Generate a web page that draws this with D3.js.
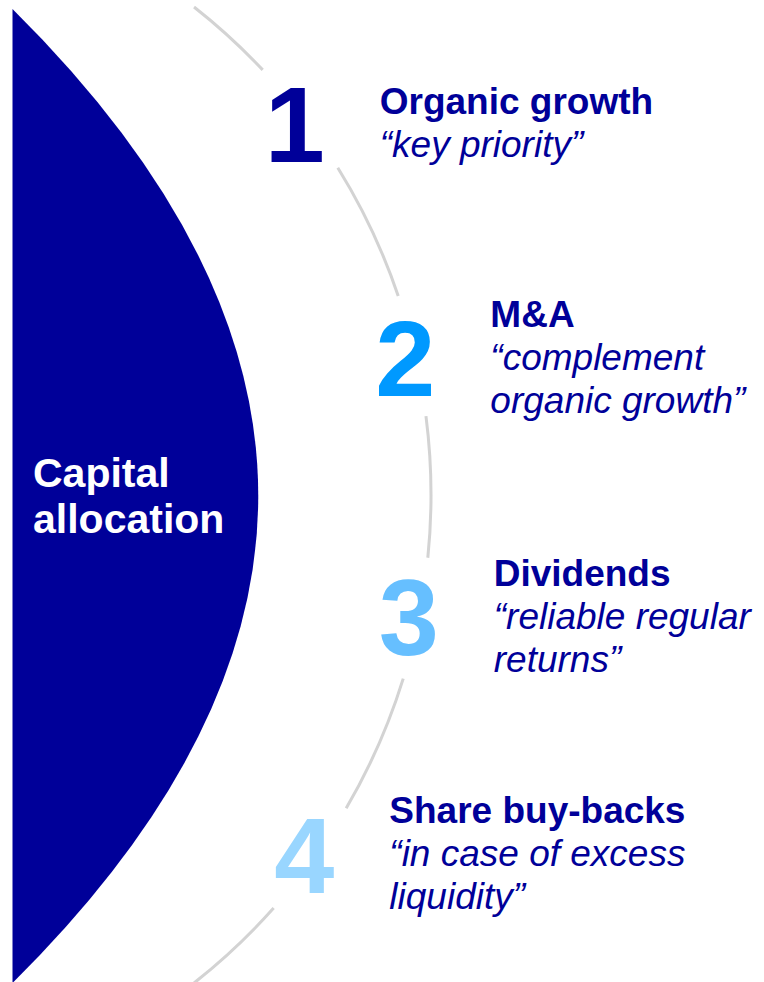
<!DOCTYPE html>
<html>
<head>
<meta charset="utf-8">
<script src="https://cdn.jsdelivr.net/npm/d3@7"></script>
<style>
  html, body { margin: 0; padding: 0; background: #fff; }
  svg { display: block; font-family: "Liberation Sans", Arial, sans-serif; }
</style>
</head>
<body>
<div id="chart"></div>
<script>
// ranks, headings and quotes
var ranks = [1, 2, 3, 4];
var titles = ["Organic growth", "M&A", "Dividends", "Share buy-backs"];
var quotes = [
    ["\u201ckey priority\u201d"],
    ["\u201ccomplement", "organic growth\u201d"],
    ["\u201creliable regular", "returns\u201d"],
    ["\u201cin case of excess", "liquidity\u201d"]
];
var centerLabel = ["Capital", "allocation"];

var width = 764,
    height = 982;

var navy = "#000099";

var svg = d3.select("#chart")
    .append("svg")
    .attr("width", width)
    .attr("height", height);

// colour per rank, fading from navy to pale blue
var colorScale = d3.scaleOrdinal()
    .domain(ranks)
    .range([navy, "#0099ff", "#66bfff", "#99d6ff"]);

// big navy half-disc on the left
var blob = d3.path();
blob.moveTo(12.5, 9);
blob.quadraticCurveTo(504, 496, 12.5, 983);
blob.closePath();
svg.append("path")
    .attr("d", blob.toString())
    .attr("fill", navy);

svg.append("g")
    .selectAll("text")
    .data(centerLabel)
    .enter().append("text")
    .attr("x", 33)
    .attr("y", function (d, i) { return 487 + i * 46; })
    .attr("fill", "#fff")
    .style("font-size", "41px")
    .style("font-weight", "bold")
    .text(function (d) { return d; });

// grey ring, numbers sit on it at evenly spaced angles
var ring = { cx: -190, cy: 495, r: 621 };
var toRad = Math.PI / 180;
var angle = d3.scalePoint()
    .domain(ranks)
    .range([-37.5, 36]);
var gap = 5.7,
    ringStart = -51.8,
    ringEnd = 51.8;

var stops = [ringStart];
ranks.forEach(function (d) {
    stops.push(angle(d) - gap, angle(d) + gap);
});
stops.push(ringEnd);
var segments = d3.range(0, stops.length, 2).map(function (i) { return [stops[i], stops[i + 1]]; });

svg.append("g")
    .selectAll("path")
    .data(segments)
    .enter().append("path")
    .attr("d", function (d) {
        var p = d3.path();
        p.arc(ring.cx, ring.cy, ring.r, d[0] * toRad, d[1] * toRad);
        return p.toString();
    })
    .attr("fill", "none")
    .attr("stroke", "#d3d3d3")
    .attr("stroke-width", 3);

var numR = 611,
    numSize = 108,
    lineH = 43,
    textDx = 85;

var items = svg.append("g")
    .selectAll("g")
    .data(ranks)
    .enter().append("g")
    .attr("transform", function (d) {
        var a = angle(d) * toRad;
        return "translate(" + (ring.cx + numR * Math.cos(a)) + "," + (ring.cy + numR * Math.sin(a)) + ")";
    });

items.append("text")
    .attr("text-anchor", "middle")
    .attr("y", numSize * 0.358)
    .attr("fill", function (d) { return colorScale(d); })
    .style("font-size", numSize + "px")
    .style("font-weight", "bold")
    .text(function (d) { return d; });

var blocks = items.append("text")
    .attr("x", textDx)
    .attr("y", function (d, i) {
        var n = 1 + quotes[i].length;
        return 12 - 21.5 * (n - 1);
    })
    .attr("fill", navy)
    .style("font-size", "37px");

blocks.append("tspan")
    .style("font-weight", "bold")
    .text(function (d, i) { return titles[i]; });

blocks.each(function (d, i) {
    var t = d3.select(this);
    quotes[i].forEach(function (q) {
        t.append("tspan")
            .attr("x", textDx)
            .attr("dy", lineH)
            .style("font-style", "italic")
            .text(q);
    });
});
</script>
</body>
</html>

============================================================

§ **WHAT YOU SHOULD DO**:
Reproduce every line exactly and omit all pictures.

§ **TASK ANSWER**:
Generate a web page that draws this with D3.js.
<!DOCTYPE html>
<html>
<head>
<meta charset="utf-8">
<script src="https://cdn.jsdelivr.net/npm/d3@7"></script>
<style>
  html, body { margin: 0; padding: 0; background: #fff; }
  svg { display: block; font-family: "Liberation Sans", Arial, sans-serif; }
</style>
</head>
<body>
<div id="chart"></div>
<script>
// ranks, headings and quotes
var ranks = [1, 2, 3, 4];
var titles = ["Organic growth", "M&A", "Dividends", "Share buy-backs"];
var quotes = [
    ["\u201ckey priority\u201d"],
    ["\u201ccomplement", "organic growth\u201d"],
    ["\u201creliable regular", "returns\u201d"],
    ["\u201cin case of excess", "liquidity\u201d"]
];
var centerLabel = ["Capital", "allocation"];

var width = 764,
    height = 982;

var navy = "#000099";

var svg = d3.select("#chart")
    .append("svg")
    .attr("width", width)
    .attr("height", height);

// colour per rank, fading from navy to pale blue
var colorScale = d3.scaleOrdinal()
    .domain(ranks)
    .range([navy, "#0099ff", "#66bfff", "#99d6ff"]);

// big navy half-disc on the left
var blob = d3.path();
blob.moveTo(12.5, 9);
blob.quadraticCurveTo(504, 496, 12.5, 983);
blob.closePath();
svg.append("path")
    .attr("d", blob.toString())
    .attr("fill", navy);

svg.append("g")
    .selectAll("text")
    .data(centerLabel)
    .enter().append("text")
    .attr("x", 33)
    .attr("y", function (d, i) { return 487 + i * 46; })
    .attr("fill", "#fff")
    .style("font-size", "41px")
    .style("font-weight", "bold")
    .text(function (d) { return d; });

// grey ring, numbers sit on it at evenly spaced angles
var ring = { cx: -190, cy: 495, r: 621 };
var toRad = Math.PI / 180;
var angle = d3.scalePoint()
    .domain(ranks)
    .range([-37.5, 36]);
var gap = 5.7,
    ringStart = -51.8,
    ringEnd = 51.8;

var stops = [ringStart];
ranks.forEach(function (d) {
    stops.push(angle(d) - gap, angle(d) + gap);
});
stops.push(ringEnd);
var segments = d3.range(0, stops.length, 2).map(function (i) { return [stops[i], stops[i + 1]]; });

svg.append("g")
    .selectAll("path")
    .data(segments)
    .enter().append("path")
    .attr("d", function (d) {
        var p = d3.path();
        p.arc(ring.cx, ring.cy, ring.r, d[0] * toRad, d[1] * toRad);
        return p.toString();
    })
    .attr("fill", "none")
    .attr("stroke", "#d3d3d3")
    .attr("stroke-width", 3);

var numR = 611,
    numSize = 108,
    lineH = 43,
    textDx = 85;

var items = svg.append("g")
    .selectAll("g")
    .data(ranks)
    .enter().append("g")
    .attr("transform", function (d) {
        var a = angle(d) * toRad;
        return "translate(" + (ring.cx + numR * Math.cos(a)) + "," + (ring.cy + numR * Math.sin(a)) + ")";
    });

items.append("text")
    .attr("text-anchor", "middle")
    .attr("y", numSize * 0.358)
    .attr("fill", function (d) { return colorScale(d); })
    .style("font-size", numSize + "px")
    .style("font-weight", "bold")
    .text(function (d) { return d; });

var blocks = items.append("text")
    .attr("x", textDx)
    .attr("y", function (d, i) {
        var n = 1 + quotes[i].length;
        return 12 - 21.5 * (n - 1);
    })
    .attr("fill", navy)
    .style("font-size", "37px");

blocks.append("tspan")
    .style("font-weight", "bold")
    .text(function (d, i) { return titles[i]; });

blocks.each(function (d, i) {
    var t = d3.select(this);
    quotes[i].forEach(function (q) {
        t.append("tspan")
            .attr("x", textDx)
            .attr("dy", lineH)
            .style("font-style", "italic")
            .text(q);
    });
});
</script>
</body>
</html>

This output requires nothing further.